Das Konzept der Unterwelt und der Wiederauferstehung ist im Film verschwunden.
Aus der Macht heraus ist eine Beeinflusung der wirklichen Welt anscheinend nicht mehr möglich.
Qui-Gon löst sich in Episode I nicht auf.
In Episode II kommt Qui-Gon nur mit seiner Stimme zurück in die wirkliche Welt.
Die toten Jedi in der Arena verschwinden nicht.
In der 1983-Fassung von ROTJ stirbt Anakin Skywalker und verschwindet nicht.
In der Special Edition verbrennt Luke lediglich Vaders Rüstung, Anakins Körper ist also verschwunden.
In ANH weiß Vader nichts davon, wie man sich auflöst. Er hat es in seinem Leben noch nicht gesehen ("Wenn Du mich schlägst werde ich mächtiger werden, als Du es Dir auch nur entfernt vorstellen kannst!").
Schlußfolgerungen:
1. Die persönliche Einstellung eines Jedi zu seiner Umwelt hat nichts mit dem Auflösezeugs zu tun.
2. Qui-Gon hat durch seinen Kontakt mit der lebendigen Macht ein neues und tieferes Verständnis der Macht entdeckt. Verbunden mit dem Augenblick, hat er im Moment seines Todes einen Teil seiner Persönlichkeit bewahren können.
3. In Episode II erkennt Yoda Qui-Gons Präsenz in der Unterwelt und forscht ihr nach. Er wendet sich der lebendigen Macht zu und meistert sie.
4. Yoda lehrt Obi-Wan das neue Verständnis der Macht.

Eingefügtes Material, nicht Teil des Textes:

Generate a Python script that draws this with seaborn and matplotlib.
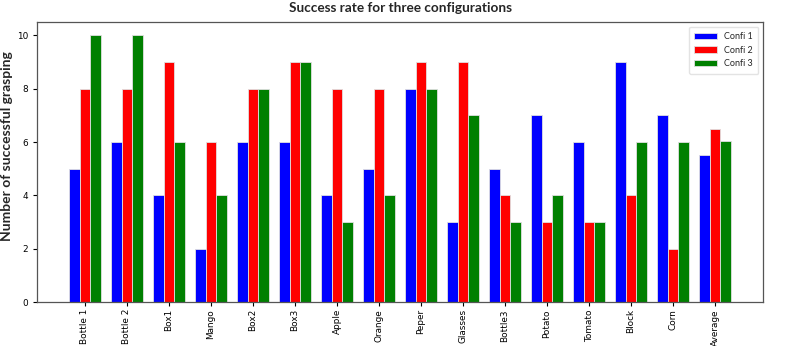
import matplotlib
matplotlib.use("Agg")
import matplotlib.pyplot as plt
import seaborn as sns
import pandas as pd

categories = ["Bottle 1", "Bottle 2", "Box1", "Mango", "Box2", "Box3", "Apple", "Orange",
              "Peper", "Glasses", "Bottle3", "Potato", "Tomato", "Block", "Corn", "Average"]
confi1 = [5, 6, 4, 2, 6, 6, 4, 5, 8, 3, 5, 7, 6, 9, 7, 5.53]
confi2 = [8, 8, 9, 6, 8, 9, 8, 8, 9, 9, 4, 3, 3, 4, 2, 6.5]
confi3 = [10, 10, 6, 4, 8, 9, 3, 4, 8, 7, 3, 4, 3, 6, 6, 6.03]
series_names = ["Confi 1", "Confi 2", "Confi 3"]
colors = ["#0000ff", "#ff0000", "#008000"]

rows = []
for name, vals in zip(series_names, [confi1, confi2, confi3]):
    for c, v in zip(categories, vals):
        rows.append({"cat": c, "val": v, "series": name})
df = pd.DataFrame(rows)

sns.set_style("white")
fig = plt.figure(figsize=(7.89, 3.46), dpi=100)
ax = fig.add_axes([0.047, 0.127, 0.92, 0.809])
sns.barplot(data=df, x="cat", y="val", hue="series", order=categories,
            hue_order=series_names, palette=colors, width=0.75,
            edgecolor="#e0e0e0", linewidth=0.6, saturation=1, ax=ax, errorbar=None)

ax.set_xlim(-1.14, 16.14)
ax.set_ylim(0, 10.5)
ax.set_yticks([0, 2, 4, 6, 8, 10])
ax.set_xlabel("")
ax.set_ylabel("Number of successful grasping", fontsize=10, fontweight="bold",
              family=["Lato", "DejaVu Sans"])
ax.yaxis.set_label_coords(-0.033, 0.557)
ax.set_title("Success rate for three configurations", fontsize=9.8, fontweight="bold",
             family=["Lato", "DejaVu Sans"], pad=7)
ax.tick_params(axis="x", rotation=90, labelsize=6.4, length=3, width=0.8, colors="black", pad=2)
ax.tick_params(axis="y", labelsize=6.4, length=3, width=0.8, colors="black")
ax.tick_params(axis="both", which="both", bottom=True, left=True)
for s in ax.spines.values():
    s.set_color("#555555")
    s.set_linewidth(0.9)

leg = ax.legend(loc="upper right", frameon=True, handlelength=2.5,
                borderpad=0.6, labelspacing=0.5,
                prop={"family": ["Lato", "DejaVu Sans"], "size": 6.5})
leg.get_frame().set_edgecolor("#dddddd")

fig.savefig("out.png", dpi=100)
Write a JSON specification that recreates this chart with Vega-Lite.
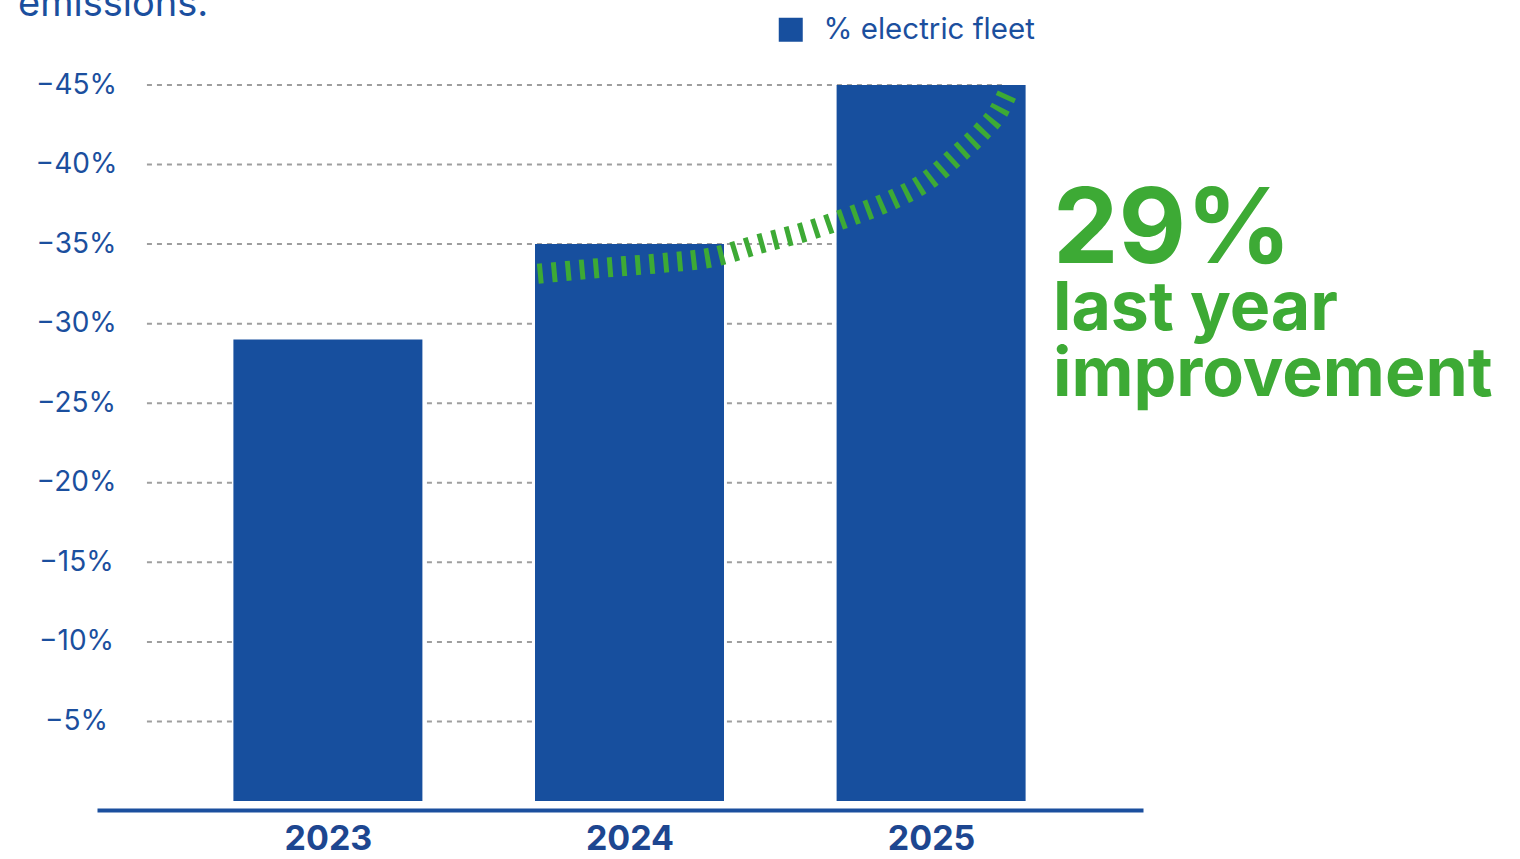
{
  "$schema": "https://vega.github.io/schema/vega-lite/v6.json",
  "autosize": "none",
  "width": 1046,
  "height": 716,
  "padding": {"left": 97, "top": 85, "right": 377, "bottom": 58},
  "background": "white",
  "title": {"text": "emissions.", "anchor": "start", "frame": "group", "fontSize": 38, "fontWeight": "normal", "font": "Inter", "color": "#1b4f9e", "dx": -79, "dy": 13},
  "config": {"view": {"stroke": null}, "font": "Inter"},
  "datasets": {
    "bars": [{"year": 2023, "value": 29}, {"year": 2024, "value": 35}, {"year": 2025, "value": 45}],
    "grid": [{"v": 5}, {"v": 10}, {"v": 15}, {"v": 20}, {"v": 25}, {"v": 30}, {"v": 35}, {"v": 40}, {"v": 45}],
    "arrow": [
      {"x": 2023.696, "y": 33.14}, {"x": 2023.903, "y": 33.5}, {"x": 2024.1, "y": 33.8}, {"x": 2024.281, "y": 34.2},
      {"x": 2024.428, "y": 35.0}, {"x": 2024.593, "y": 35.84}, {"x": 2024.724, "y": 36.69}, {"x": 2024.855, "y": 37.65},
      {"x": 2024.987, "y": 38.98}, {"x": 2025.085, "y": 40.57}, {"x": 2025.167, "y": 42.05}, {"x": 2025.226, "y": 43.41},
      {"x": 2025.256, "y": 44.6}
    ],
    "big": [{"t": "29%"}],
    "sub": [{"t": "last year\nimprovement"}]
  },
  "layer": [
    {
      "data": {"name": "grid"},
      "mark": {"type": "rule", "color": "#9e9e9e", "strokeWidth": 2, "strokeDash": [5, 5]},
      "encoding": {
        "y": {"field": "v", "type": "quantitative", "scale": {"domain": [0, 45], "nice": false, "zero": true},
          "axis": {"values": [5, 10, 15, 20, 25, 30, 35, 40, 45], "labelExpr": "'−' + datum.value + '%'", "title": null,
            "grid": false, "ticks": false, "domain": false, "labelFontSize": 28, "labelColor": "#1b4f9e",
            "labelAlign": "center", "labelPadding": 21, "labelFont": "Inter"}},
        "x": {"datum": 2022.4, "type": "quantitative", "scale": {"domain": [2022.251, 2025.686], "nice": false, "zero": false},
          "axis": {"values": [2023, 2024, 2025], "format": "d", "title": null, "grid": false, "ticks": false,
            "domain": true, "domainColor": "#1b4f9e", "domainWidth": 4, "offset": 9,
            "labelFontSize": 34, "labelFontWeight": "bold", "labelColor": "#1d4690", "labelPadding": 12, "labelFont": "Inter"}},
        "x2": {"datum": 2025.25}
      }
    },
    {
      "data": {"name": "bars"},
      "mark": {"type": "bar", "orient": "vertical", "width": 189},
      "encoding": {
        "x": {"field": "year", "type": "quantitative"},
        "y": {"field": "value", "type": "quantitative"},
        "color": {"datum": "% electric fleet", "type": "nominal", "scale": {"range": ["#174f9e"]},
          "legend": {"title": null, "orient": "none", "legendX": 679, "legendY": -70, "symbolType": "square", "symbolSize": 576,
            "symbolStrokeWidth": 0, "labelFontSize": 29.5, "labelColor": "#1b4f9e", "labelOffset": 18, "labelLimit": 0, "labelFont": "Inter"}}
      }
    },
    {
      "data": {"name": "arrow"},
      "mark": {"type": "line", "color": "#3daa35", "strokeWidth": 20, "strokeDash": [5, 9], "interpolate": "monotone", "strokeCap": "butt"},
      "encoding": {
        "x": {"field": "x", "type": "quantitative"},
        "y": {"field": "y", "type": "quantitative"}
      }
    },
    {
      "data": {"name": "big"},
      "mark": {"type": "text", "align": "left", "baseline": "alphabetic", "fontSize": 104, "fontWeight": "bold", "color": "#3daa35", "font": "Inter"},
      "encoding": {
        "text": {"field": "t"},
        "x": {"datum": 2025.404, "type": "quantitative"},
        "y": {"datum": 33.8, "type": "quantitative"}
      }
    },
    {
      "data": {"name": "sub"},
      "mark": {"type": "text", "align": "left", "baseline": "alphabetic", "fontSize": 68, "fontWeight": "bold", "color": "#3daa35", "font": "Inter", "lineBreak": "\n", "lineHeight": 66},
      "encoding": {
        "text": {"field": "t"},
        "x": {"datum": 2025.404, "type": "quantitative"},
        "y": {"datum": 29.6, "type": "quantitative"}
      }
    }
  ]
}
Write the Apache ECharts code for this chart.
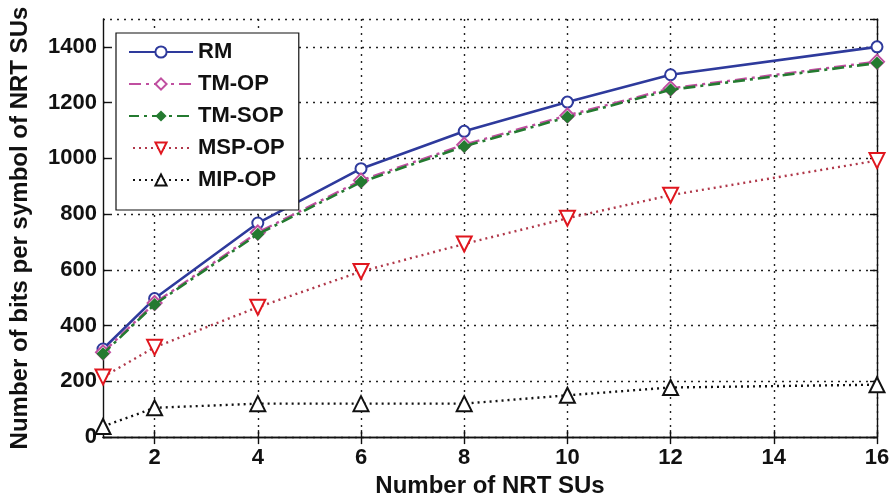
<!DOCTYPE html>
<html>
<head>
<meta charset="utf-8">
<script src="https://cdn.jsdelivr.net/npm/echarts@6/dist/echarts.min.js"></script>
<style>html,body{margin:0;padding:0;background:#fff;}#c{width:895px;height:503px;}</style>
</head>
<body>
<div id="c"></div>
<script>
const xValues = [1, 2, 4, 6, 8, 10, 12, 16];
const xTicks = [2, 4, 6, 8, 10, 12, 14, 16];
const yTicks = [0, 200, 400, 600, 800, 1000, 1200, 1400];
const seriesNames = ['RM', 'TM-OP', 'TM-SOP', 'MSP-OP', 'MIP-OP'];
const rm = [316, 497, 768, 963, 1097, 1202, 1300, 1400];
const tmOp = [304, 481, 734, 921, 1049, 1154, 1251, 1347];
const tmSop = [299, 476, 728, 915, 1043, 1148, 1246, 1342];
const mspOp = [216, 322, 466, 594, 693, 785, 868, 992];
const mipOp = [38, 105, 120, 120, 120, 150, 178, 188];

const pair = arr => xValues.map((x, i) => [x, arr[i]]);
const font = 'Liberation Sans, Arial, sans-serif';

const chart = echarts.init(document.getElementById('c'), null, {renderer: 'canvas'});
const gridLine = {show: true, lineStyle: {color: '#222', type: [2, 5], width: 1.4}};
const yFmt = v => (yTicks.indexOf(v) >= 0 ? String(v) : '');
chart.setOption({
  animation: false,
  backgroundColor: '#fff',
  grid: {left: 101, right: 18, top: 19, bottom: 61},
  legend: {
    data: seriesNames,
    orient: 'vertical',
    left: 116, top: 33,
    padding: [8, 14, 19, 12],
    itemWidth: 64, itemHeight: 14, itemGap: 10,
    backgroundColor: '#fff',
    borderColor: '#111', borderWidth: 1.2,
    textStyle: {fontFamily: font, fontSize: 22, fontWeight: 'bold', color: '#111', lineHeight: 22}
  },
  xAxis: [{
    type: 'value', min: 1, max: 16, position: 'bottom',
    name: 'Number of NRT SUs', nameLocation: 'middle', nameGap: 33,
    nameTextStyle: {fontFamily: font, fontSize: 24, fontWeight: 'bold', color: '#111'},
    axisLine: {show: true, lineStyle: {color: '#111', width: 1.4}},
    axisTick: {show: true, inside: true, length: 7, customValues: xTicks, lineStyle: {color: '#111', width: 1.4}},
    axisLabel: {customValues: xTicks, fontFamily: font, fontSize: 22, fontWeight: 'bold', color: '#111', margin: 10},
    splitLine: gridLine
  }, {
    type: 'value', min: 1, max: 16, position: 'top',
    axisLine: {show: true, lineStyle: {color: '#111', width: 1.4}},
    axisTick: {show: true, inside: true, length: 7, customValues: xTicks, lineStyle: {color: '#111', width: 1.4}},
    axisLabel: {show: false},
    splitLine: {show: false}
  }],
  yAxis: [{
    type: 'value', min: 0, max: 1500, interval: 200, position: 'left',
    name: 'Number of bits per symbol of NRT SUs', nameLocation: 'middle', nameGap: 71,
    nameTextStyle: {fontFamily: font, fontSize: 24, fontWeight: 'bold', color: '#111'},
    axisLine: {show: true, lineStyle: {color: '#111', width: 1.4}},
    axisTick: {show: true, inside: true, length: 7, lineStyle: {color: '#111', width: 1.4}},
    axisLabel: {showMaxLabel: false, formatter: yFmt, fontFamily: font, fontSize: 22, fontWeight: 'bold', color: '#111', margin: 6},
    splitLine: gridLine
  }, {
    type: 'value', min: 0, max: 1500, interval: 200, position: 'right',
    axisLine: {show: true, lineStyle: {color: '#111', width: 1.4}},
    axisTick: {show: true, inside: true, length: 7, lineStyle: {color: '#111', width: 1.4}},
    axisLabel: {show: false},
    splitLine: {show: false}
  }],
  series: [
    {name: 'RM', type: 'line', data: pair(rm), symbol: 'emptyCircle', symbolSize: 11,
     lineStyle: {color: '#2e3a9c', width: 2.6}, itemStyle: {color: '#2e3a9c', borderWidth: 2}, z: 3},
    {name: 'TM-OP', type: 'line', data: pair(tmOp), symbol: 'emptyDiamond', symbolSize: 14,
     lineStyle: {color: '#c04fa0', width: 2.4, type: [12, 5, 3, 5]}, itemStyle: {color: '#c04fa0', borderWidth: 2}, z: 4},
    {name: 'TM-SOP', type: 'line', data: pair(tmSop), symbol: 'diamond', symbolSize: 13,
     lineStyle: {color: '#247a30', width: 2.6, type: [12, 5, 3, 5], dashOffset: 2}, itemStyle: {color: '#247a30'}, z: 5},
    {name: 'MSP-OP', type: 'line', data: pair(mspOp), symbol: 'emptyTriangle', symbolRotate: 180, symbolSize: 15,
     lineStyle: {color: '#b0384a', width: 2.4, type: [2, 4]}, itemStyle: {color: '#e0161e', borderColor: '#e0161e', borderWidth: 2.5}, z: 6},
    {name: 'MIP-OP', type: 'line', data: pair(mipOp), symbol: 'emptyTriangle', symbolSize: 15,
     lineStyle: {color: '#111', width: 2.4, type: [2, 4]}, itemStyle: {color: '#111', borderWidth: 2.2}, z: 7}
  ]
});
</script>
</body>
</html>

5. Durch sein Treffen mit Obi-Wan und Luke, verbindet Vader in Episode VI seine Erfahrung mit der Anakins und dringt dadurch tief in die Macht ein. Als ihr Sohn, wird er erlöst in die Unterwelt entlassen.
Eine Idee:
Nur wer mit der dunklen Seite in Berührung kommt, wird eins mit der Macht. Der Begriff "eins mit der Macht" ist diesbezüglich doppeldeutig: nur wer die Einheit der Macht, also das Fehlen einer Grenze zwischen Gut und Böse erkannt hat, kann als Einheit in sie eingehen. Qui-Gon sieht dies durch seine Berührung mit Darth Maul, Yoda durch sein Treffen mit Dooku und Sidious, Obi-Wan durch das Schicksal von Vader. Vader selbst schließlich bringt das Gleichgewicht als Einheit der Macht und wird dadurch ganzheitlich ein Teil von ihr.